In a previous blog we disclosed the results of a 181 case study, with sensitivity and specificity performance measured using culture as the ‘gold standard’. Further, those results were presented by Dr. Clark in a poster presentation at the November 2012 International Union Conference in Kuala Lumpur. The challenge in using culture as the performance measurement standard is that it is not 100% accurate. In an effort to scientifically validate the precision of our detection algorithms we developed an internal testing protocol based on the evaluation of ‘panel slides’.
Dr. Hiroyuki Yamada of the Research Institute of Japan contributed to our performance protocol by preparing a series of quality assurance panel slides. These slides were made from polyacrylamide-based artificial sputum (PBAS) mixed with cultured TB cells, and are highly analogous to actual sputum. Fifty (50) total slides were prepared with ten (10) slides each of P+, P++, P+++ and twenty (20) scanty (1-9 AFB) slides. The panel slides permitted testing of several important technology processes:
- Determination of algorithmic precision. Because panel slides have been prepared in a controlled setting, the severity of each case represented is known and accurate. Therefore, a panel slide prepared as a P++ should be detected by TBDx™ as a positive case and the load severity should be P++.
- For the very first time we were able to assess the performance of multiple image acquisition patterns and varying image capture quantities. The multiple image acquisition patterns included a circle, rectangle, and a square. We collected 100-200-300 fields-of-view for each acquisition pattern. Data collected from this portion of the protocol provided insight into performance variances based on pattern and number of FOVs, important to final product configuration.
- Additionally, we tested TBDx™ performance based on three different algorithms.
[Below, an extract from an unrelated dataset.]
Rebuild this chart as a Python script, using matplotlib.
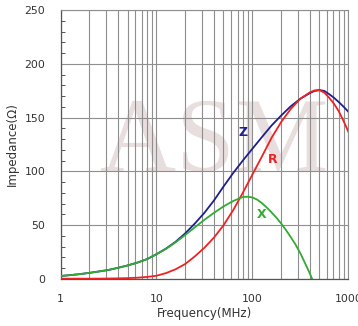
import matplotlib
matplotlib.use("Agg")
import matplotlib.pyplot as plt
from matplotlib.ticker import FixedLocator, MultipleLocator, NullFormatter

# ---- data ----
f_x = [1, 1.26, 1.58, 2, 2.51, 3.16, 3.98, 5.01, 6.31, 7.94, 10, 12.6, 15.8, 20, 25.1, 31.6,
       39.8, 50.1, 63.1, 79.4, 89, 100, 112, 126, 141, 158, 178, 200, 224, 251, 282, 316, 355, 398, 420]
X   = [2.8, 3.6, 4.5, 5.7, 7, 8.4, 10.4, 12.6, 15.2, 18.4, 23, 28, 34, 41, 48, 55,
       61.5, 67.5, 72.5, 76.2, 76.5, 75.8, 73.8, 70.5, 66.5, 62, 57, 51.5, 45.5, 39, 32, 24, 14.5, 5, 0]

f_r = [1, 2, 3, 3.98, 5.01, 6.31, 7.94, 10, 12.6, 15.8, 20, 25.1, 31.6, 39.8, 50.1, 63.1, 79.4,
       100, 126, 158, 200, 251, 316, 398, 446, 501, 562, 631, 708, 794, 891, 1000]
R   = [0.3, 0.3, 0.4, 0.6, 0.8, 1.2, 1.9, 3, 5.5, 9, 14, 21, 29, 38.5, 50, 64, 80,
       97, 114, 131, 146, 158, 167.5, 173.5, 175.3, 175.5, 173.2, 168.5, 163, 156, 147, 137]

f_z = [1, 1.26, 1.58, 2, 2.51, 3.16, 3.98, 5.01, 6.31, 7.94, 10, 12.6, 15.8, 20, 25.1, 31.6,
       39.8, 50.1, 63.1, 79.4, 100, 126, 158, 200, 251, 316, 398, 446, 501, 562, 631, 708, 794, 891, 1000]
Z   = [2.8, 3.6, 4.5, 5.7, 7, 8.4, 10.4, 12.6, 15.2, 18.4, 23, 28.3, 34.5, 42.5, 51.5, 61.5,
       73, 86, 98.5, 110, 121, 132, 142.5, 152, 160.5, 167.5, 172.8, 174.8, 175.6, 174.8, 171.8,
       168.5, 164.5, 160.2, 155.5]

y_ticks = [0, 50, 100, 150, 200, 250]
x_ticks = [1, 10, 100, 1000]
x_tick_labels = ["1", "10", "100", "1000"]

# ---- figure ----
fig = plt.figure(figsize=(3.58, 3.26), dpi=100)
ax = fig.add_axes([60.5 / 358, 1 - 279 / 326, (348.3 - 60.5) / 358, (279 - 10) / 326])

ax.set_xscale("log")
ax.set_xlim(1, 1000)
ax.set_ylim(0, 250)

# watermark
ax.text(0.535, 0.495, "ASM", transform=ax.transAxes, ha="center", va="center",
        fontsize=76, family="Liberation Serif", color="#e9dede", zorder=0.2)

grid_color = "#8e8e8e"
ax.xaxis.set_major_locator(FixedLocator(x_ticks))
minor_x = [m * d for d in (1, 10, 100) for m in range(2, 10)]
ax.xaxis.set_minor_locator(FixedLocator(minor_x))
ax.xaxis.set_minor_formatter(NullFormatter())
ax.set_xticklabels(x_tick_labels)
ax.yaxis.set_major_locator(FixedLocator(y_ticks))
ax.yaxis.set_minor_locator(MultipleLocator(10))

ax.grid(True, which="major", axis="both", color=grid_color, lw=0.8)
ax.grid(True, which="minor", axis="x", color=grid_color, lw=0.8)
ax.set_axisbelow(True)

ax.tick_params(axis="x", which="both", length=0, pad=11, labelsize=7.8, colors="#333333")
ax.tick_params(axis="y", which="major", length=0, pad=11, labelsize=7.8, colors="#333333")
ax.tick_params(axis="y", which="minor", direction="in", length=3, width=0.7, color="#555555")

for s in ("top", "right"):
    ax.spines[s].set_color(grid_color)
    ax.spines[s].set_linewidth(0.8)
for s in ("left", "bottom"):
    ax.spines[s].set_color("#555555")
    ax.spines[s].set_linewidth(0.9)

c_z, c_r, c_x = "#1f1f8c", "#ee2222", "#33aa33"
ax.plot(f_z, Z, color=c_z, lw=1.3, zorder=3)
ax.plot(f_r, R, color=c_r, lw=1.3, zorder=4)
ax.plot(f_x, X, color=c_x, lw=1.3, zorder=5)

ax.text(79.6, 135.7, "Z", color=c_z, fontsize=9, fontweight="bold", ha="center", va="center", zorder=6)
ax.text(163.6, 110.6, "R", color=c_r, fontsize=9, fontweight="bold", ha="center", va="center", zorder=6)
ax.text(125.6, 59.5, "X", color=c_x, fontsize=9, fontweight="bold", ha="center", va="center", zorder=6)

ax.set_xlabel("Frequency(MHz)", fontsize=8.5, color="#333333", labelpad=2)
ax.set_ylabel("Impedance(Ω)", fontsize=8.5, color="#333333", labelpad=4)

fig.savefig("out.png", dpi=100)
The three algorithms were developed to create a range of sensitivity and specificity performance that could be employed based on user preference. This evaluation protocol determined the sensitivity range of the three algorithms against known positive cases.
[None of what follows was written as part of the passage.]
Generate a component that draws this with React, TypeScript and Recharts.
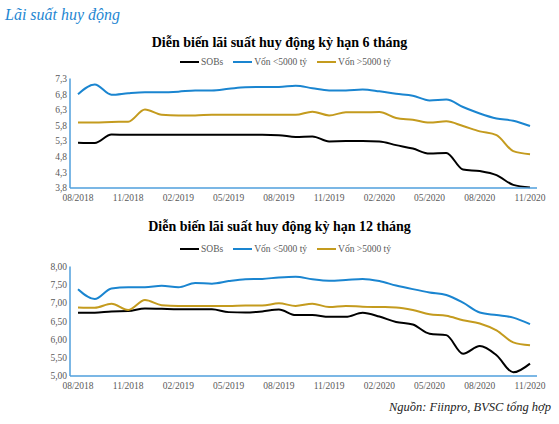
import { Line, LineChart, XAxis, YAxis } from 'recharts'

// monthly, 08/2018 -> 11/2020
const months = [
  '08/2018', '09/2018', '10/2018', '11/2018', '12/2018', '01/2019', '02/2019',
  '03/2019', '04/2019', '05/2019', '06/2019', '07/2019', '08/2019', '09/2019',
  '10/2019', '11/2019', '12/2019', '01/2020', '02/2020', '03/2020', '04/2020',
  '05/2020', '06/2020', '07/2020', '08/2020', '09/2020', '10/2020', '11/2020',
]

// 6-month term
const sobs6 = [
  5.25, 5.24, 5.51, 5.5, 5.5, 5.5, 5.5, 5.5, 5.5, 5.5, 5.5, 5.5, 5.49, 5.43,
  5.45, 5.29, 5.3, 5.3, 5.29, 5.17, 5.06, 4.9, 4.92, 4.39, 4.34, 4.21, 3.9, 3.82,
]
const small6 = [
  6.8, 7.11, 6.78, 6.83, 6.86, 6.86, 6.88, 6.92, 6.92, 6.97, 7.02, 7.03, 7.03, 7.07,
  6.99, 6.92, 6.92, 6.95, 6.89, 6.81, 6.75, 6.6, 6.63, 6.39, 6.18, 6.02, 5.95, 5.78,
]
const large6 = [
  5.89, 5.89, 5.91, 5.92, 6.31, 6.14, 6.12, 6.12, 6.14, 6.14, 6.14, 6.14, 6.14, 6.14,
  6.24, 6.12, 6.22, 6.22, 6.23, 6.04, 5.98, 5.89, 5.93, 5.78, 5.61, 5.49, 4.98, 4.88,
]

// 12-month term
const sobs12 = [
  6.73, 6.73, 6.77, 6.78, 6.85, 6.84, 6.83, 6.83, 6.83, 6.75, 6.74, 6.77, 6.82, 6.67,
  6.67, 6.62, 6.62, 6.73, 6.63, 6.48, 6.41, 6.16, 6.12, 5.61, 5.82, 5.57, 5.1, 5.34,
]
const small12 = [
  7.38, 7.11, 7.4, 7.43, 7.43, 7.47, 7.43, 7.55, 7.53, 7.6, 7.65, 7.66, 7.7, 7.72,
  7.65, 7.61, 7.63, 7.66, 7.6, 7.48, 7.38, 7.29, 7.22, 7.01, 6.74, 6.67, 6.6, 6.42,
]
const large12 = [
  6.88, 6.87, 6.98, 6.81, 7.08, 6.94, 6.92, 6.92, 6.92, 6.92, 6.93, 6.93, 6.99, 6.92,
  6.98, 6.89, 6.92, 6.9, 6.89, 6.88, 6.81, 6.69, 6.65, 6.53, 6.44, 6.25, 5.92, 5.84,
]

const ticks6 = [3.8, 4.3, 4.8, 5.3, 5.8, 6.3, 6.8, 7.3]
const ticks12 = [5, 5.5, 6, 6.5, 7, 7.5, 8]

const seriesNames = ['SOBs', 'Vốn <5000 tỷ', 'Vốn >5000 tỷ']
const COLORS = ['#000000', '#1a85d0', '#c49b1e']
const AXIS = '#4f9fdc'
const SERIF = '"Liberation Serif", "Times New Roman", serif'
const TICK = { fontSize: 9.5, fill: '#595959', fontFamily: SERIF }

function toRows(a: number[], b: number[], c: number[]) {
  return months.map((m, i) => ({ month: m, sobs: a[i], small: b[i], large: c[i] }))
}

function LegendRow({ top }: { top: number }) {
  return (
    <div
      style={{
        position: 'absolute',
        top,
        left: 0,
        width: 559,
        display: 'flex',
        justifyContent: 'center',
        gap: 10,
        fontFamily: SERIF,
        fontSize: 9.5,
        color: '#595959',
        lineHeight: '12px',
        paddingLeft: 6,
      }}
    >
      {seriesNames.map((n, i) => (
        <div key={n} style={{ display: 'flex', alignItems: 'center' }}>
          <span style={{ display: 'inline-block', width: 19, height: 2, background: COLORS[i], marginRight: 2 }} />
          {n}
        </div>
      ))}
    </div>
  )
}

// plot area is 110px tall; chart is 215 tall with the x axis taking what is left below
function RateChart({
  rows,
  ticks,
  digits,
  top,
  marginTop,
}: {
  rows: ReturnType<typeof toRows>
  ticks: number[]
  digits: number
  top: number
  marginTop: number
}) {
  const fmt = (v: number) => v.toFixed(digits).replace('.', ',')
  const xHeight = 215 - marginTop - 109.5
  return (
    <div style={{ position: 'absolute', top, left: 0 }}>
      <LineChart width={559} height={215} data={rows} margin={{ top: marginTop, right: 22, bottom: 0, left: 0 }}>
        <XAxis
          dataKey="month"
          interval={2}
          height={xHeight}
          padding={{ left: 8, right: 7 }}
          tick={TICK}
          tickLine={false}
          tickSize={0}
          tickMargin={6}
          axisLine={{ stroke: AXIS, strokeWidth: 1.5 }}
        />
        <YAxis
          width={70}
          domain={[ticks[0], ticks[ticks.length - 1]]}
          ticks={ticks}
          interval={0}
          tickFormatter={fmt}
          tick={TICK}
          tickLine={false}
          tickSize={0}
          tickMargin={3}
          axisLine={{ stroke: AXIS, strokeWidth: 1.5 }}
        />
        <Line type="monotone" dataKey="sobs" stroke={COLORS[0]} strokeWidth={2} dot={false} isAnimationActive={false} />
        <Line type="monotone" dataKey="small" stroke={COLORS[1]} strokeWidth={2} dot={false} isAnimationActive={false} />
        <Line type="monotone" dataKey="large" stroke={COLORS[2]} strokeWidth={2} dot={false} isAnimationActive={false} />
      </LineChart>
    </div>
  )
}

const titleStyle = (top: number): React.CSSProperties => ({
  position: 'absolute',
  top,
  left: 0,
  width: 559,
  textAlign: 'center',
  fontFamily: SERIF,
  fontWeight: 'bold',
  fontSize: 14,
  lineHeight: '16px',
  color: '#000',
})

export default function App() {
  return (
    <div style={{ position: 'absolute', left: 0, top: 0, width: 559, height: 424, background: '#fff', overflow: 'hidden' }}>
      <div
        style={{
          position: 'absolute',
          top: 5,
          left: 5,
          fontFamily: SERIF,
          fontStyle: 'italic',
          fontSize: 16,
          lineHeight: '20px',
          color: '#1f87d2',
        }}
      >
        Lãi suất huy động
      </div>

      <div style={titleStyle(35)}>Diễn biến lãi suất huy động kỳ hạn 6 tháng</div>
      <LegendRow top={56} />
      <RateChart rows={toRows(sobs6, small6, large6)} ticks={ticks6} digits={1} top={0} marginTop={78.5} />

      <div style={titleStyle(219)}>Diễn biến lãi suất huy động kỳ hạn 12 tháng</div>
      <LegendRow top={243} />
      <RateChart rows={toRows(sobs12, small12, large12)} ticks={ticks12} digits={2} top={188} marginTop={78.5} />

      <div
        style={{
          position: 'absolute',
          top: 399,
          right: 8,
          fontFamily: SERIF,
          fontStyle: 'italic',
          fontSize: 12.5,
          lineHeight: '16px',
          color: '#222',
        }}
      >
        Nguồn: Fiinpro, BVSC tổng hợp
      </div>
    </div>
  )
}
We encountered one significant physical difference between the generated panel slides and normal stained sputum slides. The viscosity of the artificial sputum created smears with uneven thickness, a condition that we have experienced when evaluating ZN stained sputum slides. The thickness of the artificial sputum created a higher number of out-of-focus objects than would be expected in an Auramine stained slide. The viscosity of the sputum caused the bacilli to become suspended at varying levels within the smear, again, a condition that we have experienced with ZN stained slides. To address this issue we employed a multi-image process whereby images of the same FOV where captured at various focal plane depths. The multiple images were merged into one unified image and analyzed by TBDx™.
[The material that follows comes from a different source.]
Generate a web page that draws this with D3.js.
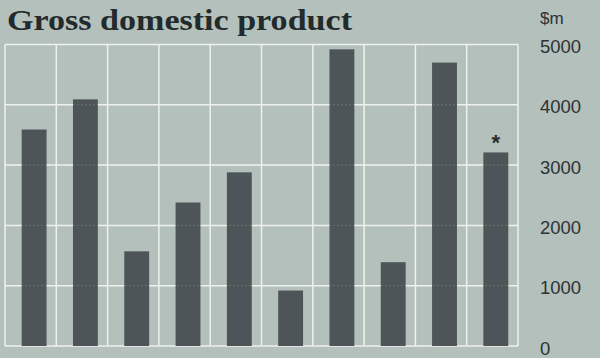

The protocol evaluation results were documented in an internal paper entitled, Automated Computer-Vision Detection of Mycobacteria Tuberculosis using TBDx Multi-Fusion Algorithms on Load Calculated Panel Slides, written by our software engineering colleague, Ajay Divekar, and distributed to various stakeholders within the international TB community. The paper presents a schematic of the multi-fusion algorithm approach along with the sensitivity results of two different algorithms. Sensitivity ranged between 86% – 90%. Because we did not prepare normal or negative panel slides we cannot present specificity percentages. However, we can present the latest specificity from recent tests of these algorithms, from Auramine-stained images acquired in November 2010 and September 2012. These results range from 72.8% to 86.6% and are noted in the paper.
- No more than 200 FOVs were needed to assess a case as P++ or P+++
- Whenever a dataset of 100 FOVs detected at least five (5) TB bacilli, the additional 200 FOVs acquired always classified the case as a P+
- Conversely, whenever a dataset of 100 FOVs detected less than five (5) TB bacilli, the additional 200 FOVs never classified the case as P+; it always remained a scanty case
It is our intention to acquire 100 or more negative panel slides and conduct the evaluation protocol again to generate a direct, relational specificity performance.
We anticipate receiving 65 slides from Johns Hopkins University (JHU) after the first of the year. At that time we will run a similar test. We expect these slides will be a combination of positive and negative patient cases. The data will be returned to JHU and scored. The results will be posted as soon as the evaluation testing is completed.